Quote:
Originally Posted by JLH
Large numbers of big fish don't guarantee high recruitment numbers. Environmental factors seem to play at least as big a role as the biomass. We have had very good numbers of big fish for the last 5 or so years and very poor YOY indices, 2008, 2009, 2010 and 2012 were all well below average, we have one good year class coming up (2011). People are complaining about the lack of small fish but we have plenty of big fish around. Start harvesting the small fish we do have and what do we have left in 10 years? Big fish die of natural causes. How hard do you think the 2011 year class of fish would get hit in a few years with a slot limit? The management plan that people credit with bringing back the population of striped bass protected the one good year class we had at the time and gave them an opportunity to reproduce before they were harvested.

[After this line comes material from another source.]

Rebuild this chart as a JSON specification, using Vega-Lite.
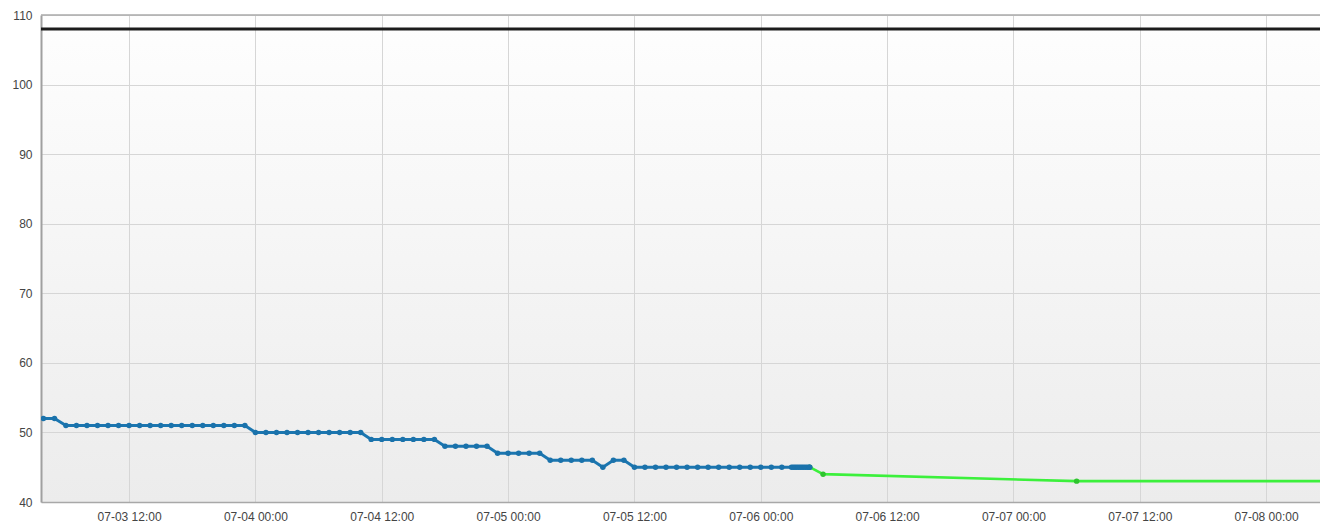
{
  "$schema": "https://vega.github.io/schema/vega-lite/v6.json",
  "width": 1279,
  "height": 487,
  "autosize": {"type": "none"},
  "padding": {"left": 41, "top": 15, "right": 0, "bottom": 21},
  "background": "#ffffff",
  "config": {
    "view": {
      "stroke": null,
      "fill": {"gradient": "linear", "x1": 0, "y1": 0, "x2": 0, "y2": 1, "stops": [{"offset": 0, "color": "#fefefe"}, {"offset": 1, "color": "#ececec"}]}
    },
    "axis": {"labelFont": "Liberation Sans", "labelFontSize": 12, "labelColor": "#444444", "ticks": false, "domain": true, "domainColor": "#a0a0a0", "domainWidth": 2, "gridColor": "#d6d6d6", "gridWidth": 1, "title": null}
  },
  "datasets": {
    "actual": [
      {"t": "2024-07-03T03:52", "v": 52}, {"t": "2024-07-03T04:55", "v": 52},
      {"t": "2024-07-03T06:00", "v": 51}, {"t": "2024-07-03T07:00", "v": 51}, {"t": "2024-07-03T08:00", "v": 51}, {"t": "2024-07-03T09:00", "v": 51}, {"t": "2024-07-03T10:00", "v": 51}, {"t": "2024-07-03T11:00", "v": 51}, {"t": "2024-07-03T12:00", "v": 51}, {"t": "2024-07-03T13:00", "v": 51}, {"t": "2024-07-03T14:00", "v": 51}, {"t": "2024-07-03T15:00", "v": 51}, {"t": "2024-07-03T16:00", "v": 51}, {"t": "2024-07-03T17:00", "v": 51}, {"t": "2024-07-03T18:00", "v": 51}, {"t": "2024-07-03T19:00", "v": 51}, {"t": "2024-07-03T20:00", "v": 51}, {"t": "2024-07-03T21:00", "v": 51}, {"t": "2024-07-03T22:00", "v": 51}, {"t": "2024-07-03T23:00", "v": 51},
      {"t": "2024-07-04T00:00", "v": 50}, {"t": "2024-07-04T01:00", "v": 50}, {"t": "2024-07-04T02:00", "v": 50}, {"t": "2024-07-04T03:00", "v": 50}, {"t": "2024-07-04T04:00", "v": 50}, {"t": "2024-07-04T05:00", "v": 50}, {"t": "2024-07-04T06:00", "v": 50}, {"t": "2024-07-04T07:00", "v": 50}, {"t": "2024-07-04T08:00", "v": 50}, {"t": "2024-07-04T09:00", "v": 50}, {"t": "2024-07-04T10:00", "v": 50},
      {"t": "2024-07-04T11:00", "v": 49}, {"t": "2024-07-04T12:00", "v": 49}, {"t": "2024-07-04T13:00", "v": 49}, {"t": "2024-07-04T14:00", "v": 49}, {"t": "2024-07-04T15:00", "v": 49}, {"t": "2024-07-04T16:00", "v": 49}, {"t": "2024-07-04T17:00", "v": 49},
      {"t": "2024-07-04T18:00", "v": 48}, {"t": "2024-07-04T19:00", "v": 48}, {"t": "2024-07-04T20:00", "v": 48}, {"t": "2024-07-04T21:00", "v": 48}, {"t": "2024-07-04T22:00", "v": 48},
      {"t": "2024-07-04T23:00", "v": 47}, {"t": "2024-07-05T00:00", "v": 47}, {"t": "2024-07-05T01:00", "v": 47}, {"t": "2024-07-05T02:00", "v": 47}, {"t": "2024-07-05T03:00", "v": 47},
      {"t": "2024-07-05T04:00", "v": 46}, {"t": "2024-07-05T05:00", "v": 46}, {"t": "2024-07-05T06:00", "v": 46}, {"t": "2024-07-05T07:00", "v": 46}, {"t": "2024-07-05T08:00", "v": 46},
      {"t": "2024-07-05T09:00", "v": 45},
      {"t": "2024-07-05T10:00", "v": 46}, {"t": "2024-07-05T11:00", "v": 46},
      {"t": "2024-07-05T12:00", "v": 45}, {"t": "2024-07-05T13:00", "v": 45}, {"t": "2024-07-05T14:00", "v": 45}, {"t": "2024-07-05T15:00", "v": 45}, {"t": "2024-07-05T16:00", "v": 45}, {"t": "2024-07-05T17:00", "v": 45}, {"t": "2024-07-05T18:00", "v": 45}, {"t": "2024-07-05T19:00", "v": 45}, {"t": "2024-07-05T20:00", "v": 45}, {"t": "2024-07-05T21:00", "v": 45}, {"t": "2024-07-05T22:00", "v": 45}, {"t": "2024-07-05T23:00", "v": 45},
      {"t": "2024-07-06T00:00", "v": 45}, {"t": "2024-07-06T01:00", "v": 45}, {"t": "2024-07-06T02:00", "v": 45},
      {"t": "2024-07-06T02:55", "v": 45}, {"t": "2024-07-06T03:05", "v": 45}, {"t": "2024-07-06T03:15", "v": 45}, {"t": "2024-07-06T03:25", "v": 45}, {"t": "2024-07-06T03:35", "v": 45}, {"t": "2024-07-06T03:45", "v": 45}, {"t": "2024-07-06T03:55", "v": 45}, {"t": "2024-07-06T04:05", "v": 45}, {"t": "2024-07-06T04:15", "v": 45}, {"t": "2024-07-06T04:25", "v": 45}, {"t": "2024-07-06T04:35", "v": 45}, {"t": "2024-07-06T04:39", "v": 45}
    ],
    "forecast": [
      {"t": "2024-07-06T04:39", "v": 45},
      {"t": "2024-07-06T05:55", "v": 44},
      {"t": "2024-07-07T06:00", "v": 43},
      {"t": "2024-07-08T06:00", "v": 43}
    ],
    "limit": [{"v": 108}],
    "frame": [{"v": 110}]
  },
  "encoding": {
    "x": {
      "field": "t", "type": "temporal",
      "scale": {"domain": [{"year": 2024, "month": 7, "date": 3, "hours": 3, "minutes": 38}, {"year": 2024, "month": 7, "date": 8, "hours": 5, "minutes": 7}]},
      "axis": {
        "format": "%m-%d %H:%M", "labelPadding": 9, "grid": true, "labelFlush": false, "domainWidth": 1.5, "domainColor": "#a8a8a8",
        "values": [
          {"year": 2024, "month": 7, "date": 3, "hours": 12},
          {"year": 2024, "month": 7, "date": 4, "hours": 0},
          {"year": 2024, "month": 7, "date": 4, "hours": 12},
          {"year": 2024, "month": 7, "date": 5, "hours": 0},
          {"year": 2024, "month": 7, "date": 5, "hours": 12},
          {"year": 2024, "month": 7, "date": 6, "hours": 0},
          {"year": 2024, "month": 7, "date": 6, "hours": 12},
          {"year": 2024, "month": 7, "date": 7, "hours": 0},
          {"year": 2024, "month": 7, "date": 7, "hours": 12},
          {"year": 2024, "month": 7, "date": 8, "hours": 0}
        ]
      }
    },
    "y": {
      "field": "v", "type": "quantitative",
      "scale": {"domain": [40, 110], "nice": false, "zero": false},
      "axis": {"values": [40, 50, 60, 70, 80, 90, 100, 110], "labelPadding": 9, "grid": true}
    }
  },
  "layer": [
    {
      "data": {"name": "frame"},
      "mark": {"type": "rule", "color": "#aaaaaa", "strokeWidth": 1.5},
      "encoding": {"x": null, "y": {"field": "v", "type": "quantitative"}}
    },
    {
      "data": {"name": "limit"},
      "mark": {"type": "rule", "color": "#1c1c1c", "strokeWidth": 3},
      "encoding": {"x": null, "y": {"field": "v", "type": "quantitative"}}
    },
    {
      "data": {"name": "forecast"},
      "mark": {"type": "line", "color": "#3cf03c", "strokeWidth": 2.6, "clip": true, "point": {"filled": true, "size": 30, "color": "#2ec42e"}}
    },
    {
      "data": {"name": "actual"},
      "mark": {"type": "line", "color": "#1b76b0", "strokeWidth": 3, "clip": true, "point": {"filled": true, "size": 30, "color": "#1a72ab"}}
    }
  ]
}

Posted from my iPhone/Mobile device
|
Environmental factors matter, particularly for a given year. The size of the breeding population matters tremendously over an extended period of time. Clearly, there are years with plenty of fish where there are breeders, but terrible yoy, but the good years are better when there are more breeders, so it somewhat balances out. Although, I am curious about what you base your statement about plenty of big fish?
I agree there is potential for some year classes to get hammered, but
more restrictive regulations can be used to protect certain year classes. The slot can also change to target certain size fish. Since harvesting small fish only gets half females, and young fish are easier to replace. A size class can get somewhat more hammered when young with less impact.
One thing about the 80's is that there were few big fish or small fish and even less fisherman. People weren't killing fish over 36" like they are now, so it is a tough to compare today to then. I also don't think the problem is people taking 2 fish every time they go, but rather one fish over and over up and down the coast.